B-SER: A Bangla speech emotion recognition dataset
Description
B-SER is an audio-speech emotion recognition dataset for the Bangla language. The developed dataset consists of voice data from 34 speakers from diverse age groups between 19 to 47 (mean = 28.75 and Standard deviation = 9.346), equally balanced with 17 males and 17 females. This dataset contains 1224 speech-audio data recordings. There are 4 emotional states recorded for three sentences. The 3 sentences are i. ‘বারোটা বেজে গেছে,’ ii. ‘আমি জানতাম এমন কিছু হবে’, and iii. ‘এ কেমন উপহার’. These emotional states are Angry, Happy, Sad, and Surprise. The format of the audio file is a . WAV format.
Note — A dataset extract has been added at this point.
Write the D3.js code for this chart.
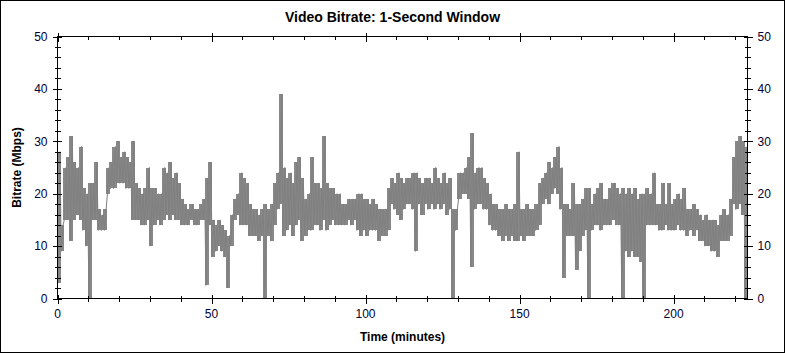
<!DOCTYPE html>
<html>
<head>
<meta charset="utf-8">
<script src="https://cdn.jsdelivr.net/npm/d3@7"></script>
<style>
body { margin: 0; background: #fff; }
svg { display: block; font-family: Arial, "Liberation Sans", sans-serif; }
</style>
</head>
<body>
<svg id="chart" width="785" height="353"></svg>
<script>
var chartTitle = "Video Bitrate: 1-Second Window";
var xLabel = "Time (minutes)";
var yLabel = "Bitrate (Mbps)";
var xTicks = [0, 50, 100, 150, 200];
var yTicks = [0, 10, 20, 30, 40, 50];

// per-minute high / low of the 1-second bitrate (Mbps)
var peakMbps = [
	28, 14, 25, 27, 31, 26, 25, 29, 21, 20,
	22, 22, 26, 17, 16, 17, 25, 26, 29, 30,
	27, 28, 27, 26, 30, 22, 21, 20, 21, 25,
	21, 21, 20, 20, 25, 24, 26, 23, 24, 22,
	19, 18, 17, 18, 17, 17, 18, 19, 23, 26,
	15, 14, 15, 14, 13, 12, 16, 19, 20, 24,
	23, 22, 18, 17, 17, 16, 17, 18, 17, 18,
	22, 24, 39, 25, 23, 24, 22, 26, 27, 23,
	19, 20, 27, 22, 22, 21, 31, 22, 21, 21,
	20, 20, 18, 18, 19, 19, 19, 20, 20, 19,
	19, 18, 19, 18, 17, 17, 17, 21, 23, 22,
	24, 23, 22, 23, 23, 24, 24, 23, 22, 23,
	23, 22, 25, 23, 22, 24, 22, 23, 17, 17,
	24, 24, 25, 27, 31.5, 24, 25, 25, 23, 22,
	20, 18, 18, 17, 17, 18, 17, 17, 18, 28,
	17, 17, 18, 17, 17, 18, 22, 23, 24, 26,
	25, 27, 29, 25, 18, 18, 17, 22, 18, 18,
	19, 21, 21, 18, 20, 21, 22, 19, 19, 21,
	22, 21, 20, 21, 20, 21, 20, 21, 19, 20,
	20, 21, 20, 24, 18, 18, 22, 18, 22, 18,
	19, 20, 19, 21, 17, 17, 18, 17, 16, 15,
	16, 15, 15, 15, 14, 16, 17, 16, 19, 27,
	30, 31, 30, 29
];
var troughMbps = [
	3, 9, 15, 15, 11, 15, 16, 15, 13, 10,
	0, 15, 15, 13, 13, 13, 20, 21, 21, 22,
	22, 22, 21, 21, 15, 15, 15, 14, 14, 15,
	10, 14, 15, 14, 15, 16, 15, 16, 15, 15,
	14, 14, 14, 15, 14, 14, 15, 15, 2.5, 14,
	8, 9, 10, 9, 8, 2, 10, 15, 16, 14,
	14, 14, 12, 12, 12, 11, 12, 0, 12, 11,
	14, 17, 18, 12, 13, 14, 12, 14, 15, 11,
	12, 13, 13, 14, 14, 13, 15, 13, 14, 15,
	14, 14, 14, 14, 15, 14, 15, 13, 12, 13,
	12, 13, 13, 13, 11, 12, 12, 13, 18, 17,
	16, 15, 17, 18, 18, 17, 9, 18, 16, 18,
	17, 18, 17, 18, 17, 18, 16, 17, 0, 13,
	19, 20, 20, 19, 6, 17, 18, 18, 17, 17,
	14, 13, 13, 12, 11, 12, 11, 12, 11, 11,
	12, 11, 12, 12, 12, 13, 14, 18, 19, 18,
	20, 21, 20, 17, 4, 12, 12, 12, 5.5, 9,
	12, 13, 0, 13, 14, 14, 13, 14, 14, 14,
	15, 14, 14, 0, 9, 8, 9, 8, 8, 7,
	0, 14, 14, 14, 14, 13, 13, 14, 13, 13,
	13, 14, 13, 13, 12, 13, 12, 13, 11, 11,
	10, 10, 9, 9, 8, 11, 11, 11, 12, 18,
	17, 18, 16, 0
];

var svg = d3.select("#chart");
var W = 785, H = 353;
var pL = 57.5, pR = 747.5, pT = 36.5, pB = 298.5;

var x = d3.scaleLinear().domain([0, 224]).range([pL, pR]);
var y = d3.scaleLinear().domain([0, 50]).range([pB, pT]);

// outer frame
svg.append("rect")
	.attr("x", 0.5).attr("y", 0.5)
	.attr("width", W - 1).attr("height", H - 1)
	.attr("fill", "#fff").attr("stroke", "#000");

// each minute's spread as a block, so the trace reads as dense noise
var mins = peakMbps.map(function(p, i) { return i; });

svg.append("g").attr("fill", "#888").attr("shape-rendering", "crispEdges")
	.selectAll("rect").data(mins).enter().append("rect")
	.attr("x", function(i) { return Math.floor(x(i)); })
	.attr("width", function(i) { return Math.ceil(x(i + 1)) - Math.floor(x(i)); })
	.attr("y", function(i) { return y(peakMbps[i]); })
	.attr("height", function(i) { return y(troughMbps[i]) - y(peakMbps[i]); });

// the bitrate trace: trough then peak within each minute
var pts = [];
peakMbps.forEach(function(p, i) {
	pts.push([i + 0.2, troughMbps[i]]);
	pts.push([i + 0.8, p]);
});

var line = d3.line()
	.x(function(d) { return x(d[0]); })
	.y(function(d) { return y(d[1]); });

svg.append("path")
	.datum(pts)
	.attr("d", line)
	.attr("fill", "none")
	.attr("stroke", "#808080")
	.attr("stroke-width", 1)
	.attr("stroke-linejoin", "bevel");

// plot frame
svg.append("rect")
	.attr("x", pL).attr("y", pT)
	.attr("width", pR - pL).attr("height", pB - pT)
	.attr("fill", "none").attr("stroke", "#000");

var ticks = svg.append("g").attr("stroke", "#000").attr("shape-rendering", "crispEdges");

var yMinor = d3.range(0, 51, 2).filter(function(v) { return v % 10 !== 0; });
var xMinor = d3.range(0, 224, 10).filter(function(v) { return v % 50 !== 0; });

function vTicks(vals, x0, outLen, inLen, dir) {
	ticks.selectAll(null).data(vals).enter().append("line")
		.attr("x1", x0 - dir * outLen).attr("x2", x0 + dir * inLen)
		.attr("y1", function(d) { return Math.round(y(d)) + 0.5; })
		.attr("y2", function(d) { return Math.round(y(d)) + 0.5; });
}
function hTicks(vals, y0, outLen, inLen, dir) {
	ticks.selectAll(null).data(vals).enter().append("line")
		.attr("y1", y0 + dir * outLen).attr("y2", y0 - dir * inLen)
		.attr("x1", function(d) { return Math.round(x(d)) + 0.5; })
		.attr("x2", function(d) { return Math.round(x(d)) + 0.5; });
}
vTicks(yTicks, pL, 5, 4, 1);
vTicks(yMinor, pL, 3, 3, 1);
vTicks(yTicks, pR, 5, 4, -1);
vTicks(yMinor, pR, 3, 3, -1);
hTicks(xTicks, pB, 5, 4, 1);
hTicks(xMinor, pB, 3, 3, 1);
hTicks(xTicks, pT, 4, 5, -1);
hTicks(xMinor, pT, 0, 3, -1);

var lab = svg.append("g").attr("font-size", 12).attr("fill", "#000033");

lab.selectAll(null).data(yTicks).enter().append("text")
	.attr("x", pL - 10).attr("y", function(d) { return y(d); })
	.attr("dy", "0.35em").attr("text-anchor", "end")
	.text(function(d) { return d; });

lab.selectAll(null).data(yTicks).enter().append("text")
	.attr("x", pR + 10).attr("y", function(d) { return y(d); })
	.attr("dy", "0.35em").attr("text-anchor", "start")
	.text(function(d) { return d; });

lab.selectAll(null).data(xTicks).enter().append("text")
	.attr("x", function(d) { return x(d); }).attr("y", pB + 19)
	.attr("text-anchor", "middle")
	.text(function(d) { return d; });

svg.append("text")
	.attr("x", W / 2).attr("y", 22)
	.attr("text-anchor", "middle")
	.attr("font-size", 14).attr("font-weight", "bold")
	.text(chartTitle);

svg.append("text")
	.attr("x", (pL + pR) / 2).attr("y", 341)
	.attr("text-anchor", "middle")
	.attr("font-size", 12).attr("font-weight", "bold")
	.text(xLabel);

svg.append("text")
	.attr("transform", "translate(21," + ((pT + pB) / 2) + ") rotate(-90)")
	.attr("text-anchor", "middle")
	.attr("font-size", 12).attr("font-weight", "bold")
	.text(yLabel);
</script>
</body>
</html>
The data files are divided into 34 individual folders. Each folder contains 36 audio recordings of each participating actor. The size of the B-SER dataset is 619 MB. While most of the existing datasets of different languages are recorded inside a closed studio or cover a single sentence, this dataset is collected by recording through smartphones, hence preserving the slightly noisy real-life environment. B-SER is compatible with various shallow machine learning and deep learning architectures such CNN, LSTM, HMM, Transformer, etc. The naming of each audio file of the B-SER dataset is inspired by the RAVDESS dataset. The filename consists of seven two-digit numerical identifiers, separated by hyphens (e.g., 03-01-01-01-02-02-02.wav). Each two-digit numerical identifier defines the level of a different experimental factor. The identifiers are ordered: Modality - Scripted - Name of emotion - Intensity - Statement number - Number of repetition - Actor.wav. For example, the filename “03-01-02-01-03-03-02.wav” refers to: Audio only (03) - Scripted (01) - Sad (02) - Normal intensity (01) - 3rd Statement (03) - 3rd Repetition (03) - 2nd Actor (even number-female actor, odd number-male actor) (02).